I look up to the mountains—does my help come from there? My help comes from the LORD, who made the heavens and the earth! — Psalm 121:1-2
Some men regard mountains as sacred residences of spiritual beings. They treat the peaks with deference. Accordingly, a British expedition once stopped just short of the summit of Kanchenjunga at the request of the Sikkim government—because it was believed the gods lived there.
Other men, like the great military leader Hannibal, see the mountains as a hindrance to be overcome. In the 3rd century B.C. he marshaled his army over the Alps from Spain into northern Italy—a spectacular feat made even more dramatic by the fact that the army’s supplies were carried over by elephants!
Still, other men, when they look at the soaring peaks, see a challenge to be accepted. So when a mountaineer was asked why he tried to climb Everest, he said simply, “Because it was there.”
The psalm writer, on viewing the mountains, asked the question, “Does my help come from there?” (Psalm 121:1). As he was on a pilgrimage journey, climbing the rough road to Jerusalem, which lies nestled in the mountains, perhaps the psalm writer asked himself whether the city and all it stood for was the answer to his insecurity. Or perhaps the psalm writer had just completed a time of festival worship in the Jerusalem, and as he contemplated the mountainous terrain between him and his home, the question came to mind.

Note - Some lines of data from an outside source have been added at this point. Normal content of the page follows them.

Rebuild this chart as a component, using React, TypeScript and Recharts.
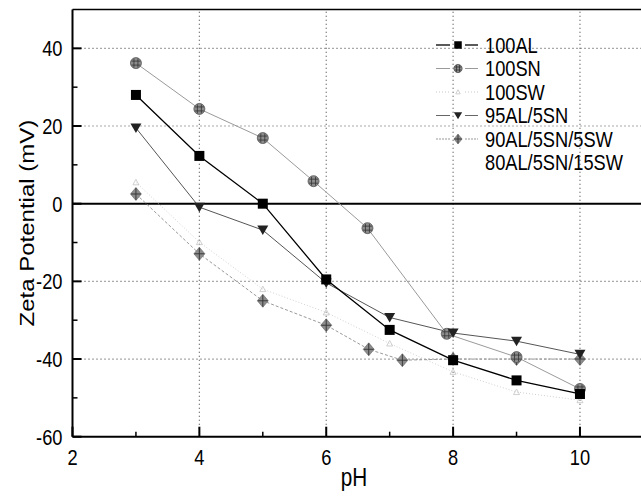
import React from 'react';
import { LineChart, Line, XAxis, YAxis, ReferenceLine, Legend, Label } from 'recharts';

// ---- data ----
const phAL = [3, 4, 5, 6, 7, 8, 9, 10];
const zetaAL = [28, 12.3, 0, -19.5, -32.5, -40.3, -45.5, -49];
const phSN = [3, 4, 5, 5.8, 6.65, 7.9, 9, 10];
const zetaSN = [36.2, 24.4, 16.9, 5.8, -6.3, -33.5, -39.5, -47.7];
const phSW = [3, 4, 5, 6, 7, 8, 9, 10];
const zetaSW = [5.5, -9.9, -22, -28, -36, -43.3, -48.5, -50.6];
const ph95 = [3, 4, 5, 6, 7, 8, 9, 10];
const zeta95 = [19.5, -0.9, -6.8, -20.4, -29.3, -33.3, -35.4, -38.8];
const ph90 = [3, 4, 5, 6, 6.67, 7.2, 8, 9, 10];
const zeta90 = [2.5, -12.9, -25, -31.3, -37.5, -40.3, -40, -40, -40];

const xTicks = [2, 3, 4, 5, 6, 7, 8, 9, 10, 11];
const yTicks = [-60, -50, -40, -30, -20, -10, 0, 10, 20, 30, 40];
const xGrid = [4, 6, 8, 10];
const yGrid = [40, 20, -20, -40];
const legendNames = ['100AL', '100SN', '100SW', '95AL/5SN', '90AL/5SN/5SW', '80AL/5SN/15SW'];

const zip = (xs: number[], ys: number[]) => xs.map((ph, i) => ({ ph, zeta: ys[i] }));
const dataAL = zip(phAL, zetaAL);
const dataSN = zip(phSN, zetaSN);
const dataSW = zip(phSW, zetaSW);
const data95 = zip(ph95, zeta95);
const data90 = zip(ph90, zeta90);

const FONT = '"Liberation Sans", Arial, Helvetica, sans-serif';
const SX = 0.83;

// ---- marker shapes ----
const SquareMark = ({ cx, cy, s = 1 }: any) => (
  <rect x={cx - 5 * s} y={cy - 5 * s} width={10 * s} height={10 * s} fill="#000" />
);
const CircleMark = ({ cx, cy, s = 1 }: any) => (
  <g>
    <circle cx={cx} cy={cy} r={5.5 * s} fill="#8c8c8c" stroke="#555" strokeWidth={0.8} />
    <line x1={cx - 2 * s} y1={cy - 4.5 * s} x2={cx - 2 * s} y2={cy + 4.5 * s} stroke="#333" strokeWidth={0.8} />
    <line x1={cx + 2 * s} y1={cy - 4.5 * s} x2={cx + 2 * s} y2={cy + 4.5 * s} stroke="#333" strokeWidth={0.8} />
    <line x1={cx - 4.5 * s} y1={cy - 2 * s} x2={cx + 4.5 * s} y2={cy - 2 * s} stroke="#333" strokeWidth={0.8} />
    <line x1={cx - 4.5 * s} y1={cy + 2 * s} x2={cx + 4.5 * s} y2={cy + 2 * s} stroke="#333" strokeWidth={0.8} />
  </g>
);
const TriDownMark = ({ cx, cy, s = 1 }: any) => (
  <polygon
    points={`${cx - 5.5 * s},${cy - 4.5 * s} ${cx + 5.5 * s},${cy - 4.5 * s} ${cx},${cy + 5 * s}`}
    fill="#222"
  />
);
const DiamondMark = ({ cx, cy, s = 1 }: any) => (
  <g>
    <polygon
      points={`${cx},${cy - 6.5 * s} ${cx + 5.5 * s},${cy} ${cx},${cy + 6.5 * s} ${cx - 5.5 * s},${cy}`}
      fill="#8c8c8c"
      stroke="#666"
      strokeWidth={0.6}
    />
    <line x1={cx} y1={cy - 6 * s} x2={cx} y2={cy + 6 * s} stroke="#333" strokeWidth={0.9} />
    <line x1={cx - 5 * s} y1={cy} x2={cx + 5 * s} y2={cy} stroke="#333" strokeWidth={0.9} />
  </g>
);
const SmallTriMark = ({ cx, cy, s = 1 }: any) => (
  <polygon
    points={`${cx - 3 * s},${cy + 2.5 * s} ${cx + 3 * s},${cy + 2.5 * s} ${cx},${cy - 3 * s}`}
    fill="none"
    stroke="#c4c4c4"
    strokeWidth={0.8}
  />
);

const mk = (Comp: any) => (p: any) =>
  p.cx == null || p.cy == null ? <g key={p.index} /> : <Comp key={p.index} cx={p.cx} cy={p.cy} />;

// ---- axes ----
const XTick = (props: any) => {
  const { x, y, payload } = props;
  const v = payload.value;
  const major = v % 2 === 0;
  return (
    <g>
      <line x1={x} y1={y} x2={x} y2={y - (major ? 10 : 5)} stroke="#000" strokeWidth={major ? 2 : 1.5} />
      {major && (
        <text
          x={x}
          y={y + 28}
          textAnchor="middle"
          fontSize={22}
          fontFamily={FONT}
          fill="#000"
          transform={`translate(${x} 0) scale(${SX} 1) translate(${-x} 0)`}
        >
          {v}
        </text>
      )}
    </g>
  );
};

const YTick = (props: any) => {
  const { x, y, payload } = props;
  const v = payload.value;
  const major = v % 20 === 0;
  const tx = x - 10;
  return (
    <g>
      <line x1={x} y1={y} x2={x + (major ? 9 : 5)} y2={y} stroke="#000" strokeWidth={major ? 2 : 1.5} />
      {major && (
        <text
          x={tx}
          y={y + 8}
          textAnchor="end"
          fontSize={22}
          fontFamily={FONT}
          fill="#000"
          transform={`translate(${tx} 0) scale(${SX} 1) translate(${-tx} 0)`}
        >
          {v}
        </text>
      )}
    </g>
  );
};

const YTitle = (props: any) => {
  const vb = props.viewBox || {};
  const cy = (vb.y ?? 9.5) + (vb.height ?? 427.2) / 2;
  const cx = 27;
  return (
    <g opacity={0.999}>
      <text
        x={0}
        y={0}
        transform={`translate(${cx} ${cy}) scale(${SX} 1) rotate(-90)`}
        textAnchor="middle"
        dominantBaseline="central"
        fontSize={24}
        fontFamily={FONT}
        fill="#000"
      >
        Zeta Potential (mV)
      </text>
    </g>
  );
};

const XTitle = (props: any) => {
  const vb = props.viewBox || {};
  const cx = (vb.x ?? 72.5) + (vb.width ?? 571) / 2 - 4;
  const by = (vb.y ?? 436.7) + 49;
  return (
    <text
      x={cx}
      y={by}
      textAnchor="middle"
      fontSize={25}
      fontFamily={FONT}
      fill="#000"
      transform={`translate(${cx} 0) scale(${SX} 1) translate(${-cx} 0)`}
    >
      pH
    </text>
  );
};

// ---- legend ----
const legendStyles = [
  { stroke: '#000', width: 1.3, dash: undefined, Mark: SquareMark },
  { stroke: '#9a9a9a', width: 1, dash: undefined, Mark: CircleMark },
  { stroke: '#c8c8c8', width: 1, dash: '1 2', Mark: SmallTriMark },
  { stroke: '#666', width: 1, dash: undefined, Mark: TriDownMark },
  { stroke: '#999', width: 1, dash: '2 1', Mark: DiamondMark },
  null,
];

const renderLegend = () => (
  <svg width={211} height={150} style={{ display: 'block', overflow: 'visible' }}>
    {legendNames.map((name, i) => {
      const cy = 15 + i * 23.5;
      const st = legendStyles[i];
      const tx = 55;
      return (
        <g key={name}>
          {st && (
            <>
              <line x1={6} y1={cy} x2={20} y2={cy} stroke={st.stroke} strokeWidth={st.width} strokeDasharray={st.dash} />
              <line x1={35} y1={cy} x2={48} y2={cy} stroke={st.stroke} strokeWidth={st.width} strokeDasharray={st.dash} />
              <st.Mark cx={28} cy={cy} s={0.75} />
            </>
          )}
          <text
            x={tx}
            y={cy + 8}
            fontSize={22}
            fontFamily={FONT}
            fill="#000"
            transform={`translate(${tx} 0) scale(${SX} 1) translate(${-tx} 0)`}
          >
            {name}
          </text>
        </g>
      );
    })}
  </svg>
);

export default function App() {
  return (
    <div
      style={{
        position: 'absolute',
        left: 0,
        top: 0,
        width: 641,
        height: 497,
        overflow: 'hidden',
        background: '#fff',
      }}
    >
      <LineChart width={645} height={497} margin={{ top: 9.5, right: 1.6, bottom: 0.3, left: 0 }}>
        <XAxis
          type="number"
          dataKey="ph"
          domain={[2, 11]}
          ticks={xTicks}
          interval={0}
          tickLine={false}
          tickSize={0}
          tickMargin={0}
          tick={XTick}
          axisLine={{ stroke: '#000', strokeWidth: 2 }}
          height={60}
          allowDataOverflow
        >
          <Label content={XTitle} />
        </XAxis>
        <YAxis
          type="number"
          domain={[-60, 50]}
          ticks={yTicks}
          interval={0}
          tickLine={false}
          tickSize={0}
          tickMargin={0}
          tick={YTick}
          axisLine={{ stroke: '#000', strokeWidth: 2 }}
          width={72.5}
          allowDataOverflow
        >
          <Label content={YTitle} />
        </YAxis>
        {xGrid.map((v) => (
          <ReferenceLine key={`gx${v}`} x={v} stroke="#555" strokeWidth={1.2} strokeDasharray="1 3" />
        ))}
        {yGrid.map((v) => (
          <ReferenceLine key={`gy${v}`} y={v} stroke="#555" strokeWidth={1.2} strokeDasharray="1 3" />
        ))}
        <ReferenceLine y={50} stroke="#000" strokeWidth={1.5} />
        <ReferenceLine y={0} stroke="#000" strokeWidth={2} />
        <Line data={dataSW} dataKey="zeta" type="linear" stroke="#d0d0d0" strokeWidth={1} strokeDasharray="1 2" dot={mk(SmallTriMark)} activeDot={false} isAnimationActive={false} />
        <Line data={data90} dataKey="zeta" type="linear" stroke="#999" strokeWidth={1} strokeDasharray="3 2" dot={mk(DiamondMark)} activeDot={false} isAnimationActive={false} />
        <Line data={dataSN} dataKey="zeta" type="linear" stroke="#9a9a9a" strokeWidth={1} dot={mk(CircleMark)} activeDot={false} isAnimationActive={false} />
        <Line data={data95} dataKey="zeta" type="linear" stroke="#555" strokeWidth={1} dot={mk(TriDownMark)} activeDot={false} isAnimationActive={false} />
        <Line data={dataAL} dataKey="zeta" type="linear" stroke="#000" strokeWidth={1.3} dot={mk(SquareMark)} activeDot={false} isAnimationActive={false} />
        <Legend
          content={renderLegend}
          layout="vertical"
          align="center"
          verticalAlign="middle"
          wrapperStyle={{ left: 430, top: 30, width: 211, height: 150 }}
        />
      </LineChart>
    </div>
  );
}
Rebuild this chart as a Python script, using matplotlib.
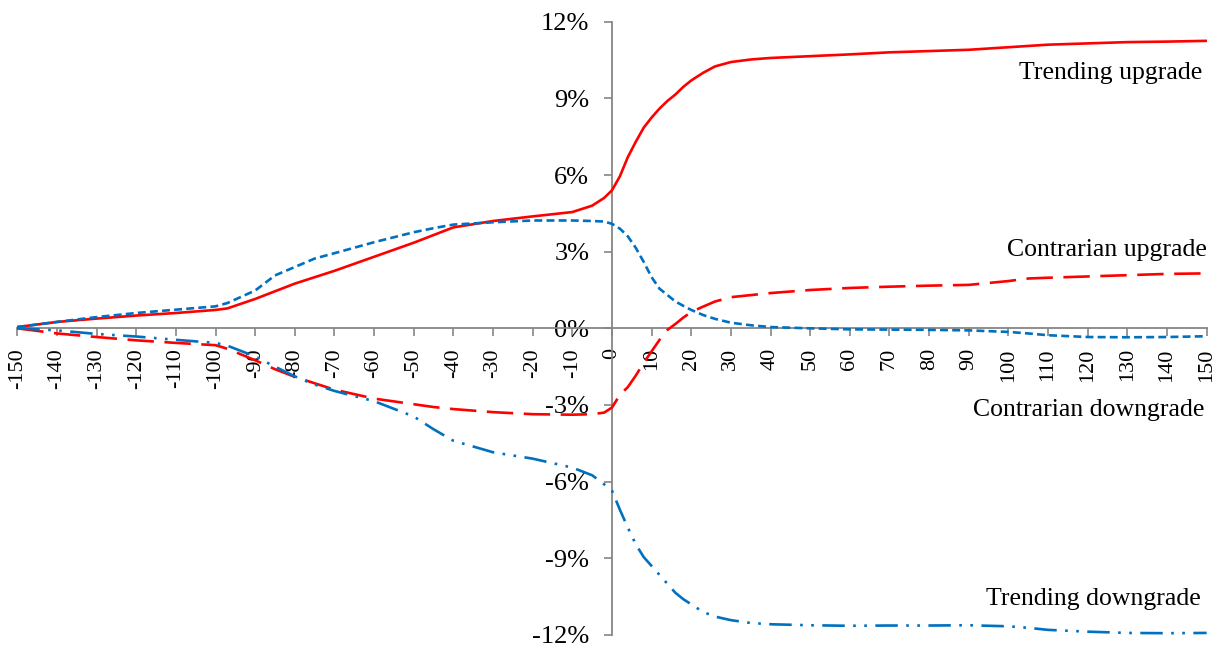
import matplotlib
matplotlib.use("Agg")
import matplotlib.pyplot as plt

plt.rcParams['font.family'] = ['Liberation Serif', 'DejaVu Serif']

# event days (common grid for all four series)
days = [-150, -140, -130, -120, -110, -100, -97, -90, -85, -80, -75, -70, -60,
        -50, -45, -40, -30, -20, -10, -5, -2, 0, 2, 4, 6, 8, 10, 12, 14, 16,
        18, 20, 23, 26, 30, 35, 40, 50, 60, 70, 80, 90, 100, 105, 110, 120,
        130, 140, 150]

# cumulative returns, %
trend_up = [0.05, 0.25, 0.38, 0.5, 0.6, 0.72, 0.78, 1.15, 1.45, 1.75, 2.0, 2.25, 2.8,
            3.35, 3.65, 3.95, 4.2, 4.38, 4.55, 4.8, 5.1, 5.4, 5.95, 6.7, 7.3, 7.85,
            8.25, 8.6, 8.9, 9.15, 9.45, 9.7, 10.0, 10.25, 10.42, 10.52, 10.58,
            10.65, 10.72, 10.8, 10.85, 10.9, 11.0, 11.05, 11.1, 11.15, 11.2,
            11.22, 11.25]
contra_up = [0.0, -0.2, -0.34, -0.47, -0.57, -0.66, -0.8, -1.25, -1.6, -1.9, -2.15,
             -2.4, -2.75, -2.97, -3.08, -3.16, -3.28, -3.36, -3.38, -3.36, -3.3,
             -3.1, -2.6, -2.3, -1.85, -1.35, -0.9, -0.45, -0.06, 0.17, 0.42, 0.64,
             0.85, 1.05, 1.22, 1.3, 1.38, 1.5, 1.58, 1.63, 1.67, 1.7, 1.85, 1.95,
             1.98, 2.03, 2.08, 2.13, 2.15]
contra_down = [0.05, 0.25, 0.44, 0.6, 0.73, 0.86, 0.99, 1.48, 2.07, 2.4, 2.73, 2.94,
               3.37, 3.76, 3.92, 4.06, 4.15, 4.22, 4.22, 4.2, 4.18, 4.09, 3.9, 3.6,
               3.15, 2.6, 2.0, 1.55, 1.3, 1.05, 0.88, 0.72, 0.52, 0.37, 0.22, 0.12,
               0.05, 0.0, -0.04, -0.05, -0.06, -0.08, -0.14, -0.2, -0.27, -0.34,
               -0.35, -0.34, -0.31]
trend_down = [0.0, -0.08, -0.22, -0.32, -0.45, -0.57, -0.68, -1.1, -1.5, -1.88, -2.2,
              -2.45, -2.85, -3.45, -3.95, -4.4, -4.85, -5.1, -5.45, -5.75, -6.1,
              -6.35, -7.1, -7.8, -8.45, -8.95, -9.3, -9.65, -10.0, -10.35, -10.6,
              -10.8, -11.1, -11.28, -11.42, -11.53, -11.58, -11.62, -11.64, -11.63,
              -11.63, -11.62, -11.66, -11.72, -11.8, -11.87, -11.92, -11.93, -11.92]

x_ticks = list(range(-150, 151, 10))
y_ticks = [-12, -9, -6, -3, 0, 3, 6, 9, 12]

red = '#FF0000'
blue = '#0070C0'
grey = '#868686'

fig = plt.figure(figsize=(12.28, 6.49), dpi=100)
ax = fig.add_axes([0.0141, 0.0216, 0.9685, 0.945])

ax.plot(days, trend_up, color=red, lw=1.9, zorder=3)
ax.plot(days, contra_up, color=red, lw=1.9, dashes=(10, 4), zorder=3)
ax.plot(days, contra_down, color=blue, lw=1.9, dashes=(3, 1.6), zorder=3)
ax.plot(days, trend_down, color=blue, lw=1.9, dashes=(8.5, 3.2, 1, 3.2, 1, 3.2), zorder=3)

ax.set_xlim(-150, 150)
ax.set_ylim(-12, 12)

# axes cross at the origin
for side in ['top', 'right']:
    ax.spines[side].set_visible(False)
ax.spines['left'].set_position(('data', 0))
ax.spines['bottom'].set_position(('data', 0))
for side in ['left', 'bottom']:
    ax.spines[side].set_color(grey)
    ax.spines[side].set_linewidth(1.3)

ax.set_xticks(x_ticks)
ax.set_xticklabels([str(v) for v in x_ticks], rotation=90)
ax.set_yticks(y_ticks)
ax.set_yticklabels(['{}%'.format(v) for v in y_ticks])
ax.tick_params(axis='x', direction='out', length=5.8, width=1.2, color=grey,
               pad=8.5, labelsize=16)
ax.tick_params(axis='y', direction='out', length=5.8, width=1.2, color=grey,
               pad=10.5, labelsize=19)

# series labels
ax.text(149, 10.0, 'Trending upgrade', ha='right', va='center', fontsize=18.5)
ax.text(150, 3.05, 'Contrarian upgrade', ha='right', va='center', fontsize=18.5)
ax.text(149.5, -3.2, 'Contrarian downgrade', ha='right', va='center', fontsize=18.5)
ax.text(148.5, -10.6, 'Trending downgrade', ha='right', va='center', fontsize=18.5)

fig.savefig('out.png', dpi=100)
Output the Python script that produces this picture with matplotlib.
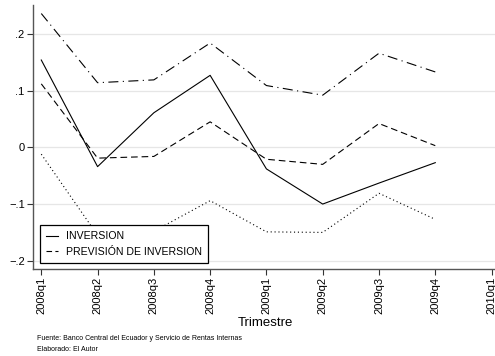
import matplotlib
matplotlib.use('Agg')
import matplotlib.pyplot as plt
from matplotlib.lines import Line2D

plt.rcParams['font.family'] = ['Liberation Sans', 'DejaVu Sans']

trimestres = ['2008q1', '2008q2', '2008q3', '2008q4',
              '2009q1', '2009q2', '2009q3', '2009q4', '2010q1']
inversion = [0.154, -0.034, 0.061, 0.127, -0.038, -0.100, -0.063, -0.027]
prevision = [0.112, -0.019, -0.016, 0.045, -0.021, -0.030, 0.042, 0.003]
banda_sup = [0.236, 0.114, 0.119, 0.184, 0.109, 0.092, 0.166, 0.133]
banda_inf = [-0.012, -0.155, -0.148, -0.094, -0.149, -0.150, -0.081, -0.127]
yticks = [-0.2, -0.1, 0, 0.1, 0.2]
ylabels = ['\u2212.2', '\u2212.1', '0', '.1', '.2']

fig = plt.figure(figsize=(4.95, 3.56), dpi=100)
ax = fig.add_axes([0.0667, 0.2452, 0.94, 0.7407])

x = list(range(len(inversion)))
lw = 0.8
ax.plot(x, banda_sup, color='black', lw=lw, dashes=(9, 4, 1, 4))
ax.plot(x, banda_inf, color='black', lw=lw, dashes=(1, 2.5))
ax.plot(x, prevision, color='black', lw=lw, dashes=(6, 3.5))
ax.plot(x, inversion, color='black', lw=lw)

ax.set_xlim(-0.147, 8.12)
ax.set_ylim(-0.214, 0.251)
ax.set_yticks(yticks)
ax.set_yticklabels(ylabels, fontsize=8)
ax.set_xticks(range(len(trimestres)))
ax.set_xticklabels(trimestres, rotation=90, fontsize=8)
ax.grid(axis='y', color='#e6e6e6', lw=0.9)
ax.set_axisbelow(True)
for s in ['top', 'right']:
    ax.spines[s].set_visible(False)
for s in ['left', 'bottom']:
    ax.spines[s].set_color('#555555')
    ax.spines[s].set_linewidth(1.0)
ax.tick_params(length=4, width=0.8, color='#333333', pad=2)
ax.set_xlabel('Trimestre', fontsize=9.5, labelpad=2)

handles = [Line2D([], [], color='black', lw=lw),
           Line2D([], [], color='black', lw=lw, dashes=(5, 3))]
leg = ax.legend(handles, ['INVERSION', 'PREVISIÓN DE INVERSION'],
                loc='lower left', bbox_to_anchor=(0.003, 0.0),
                fontsize=7.6, fancybox=False, edgecolor='black',
                framealpha=1, handlelength=1.1, borderpad=0.6,
                labelspacing=0.55, handletextpad=0.75)
leg.get_frame().set_linewidth(0.9)

fig.text(0.075, 0.05, 'Fuente: Banco Central del Ecuador y Servicio de Rentas Internas',
         fontsize=5, ha='left', va='center')
fig.text(0.075, 0.017, 'Elaborado: El Autor', fontsize=5, ha='left', va='center')

fig.savefig('out.png', dpi=100)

The answer is forthcoming, and serves to direct the psalm writer’s attention to the Lord, who made the mountains. In fact, He is the one “who made the heavens and the earth!” (121:2). The Lord is the one from whom all things come, in whom all things consist, and because of whom all things continue to be.
As we face life’s mountains, our help comes from the Lord. The mountains are austere, forbidding, and immovable. Because of this, men may be excused if they gain the impression that the one who made the mountains—and everything else—is similarly austere, forbidding, and immovable. But the psalm writer insists otherwise. The Lord Himself is the one who “watches over you” (121:5). He is not remote; He is “at hand.” He is not uncaring; He is alert to our condition and aware of our needs. He is not callous and indifferent; His ears are attentive to our cries.
The mountains of life may hold promises of adventure or cast grim shadows of foreboding. But nothing they offer or threaten can alter the fact that “The Lord keeps watch over you as you come and go, both now and forever” (121:8).
Hannibal crossed his mountains with the help of elephants. To cross our mountains, we have the Lord!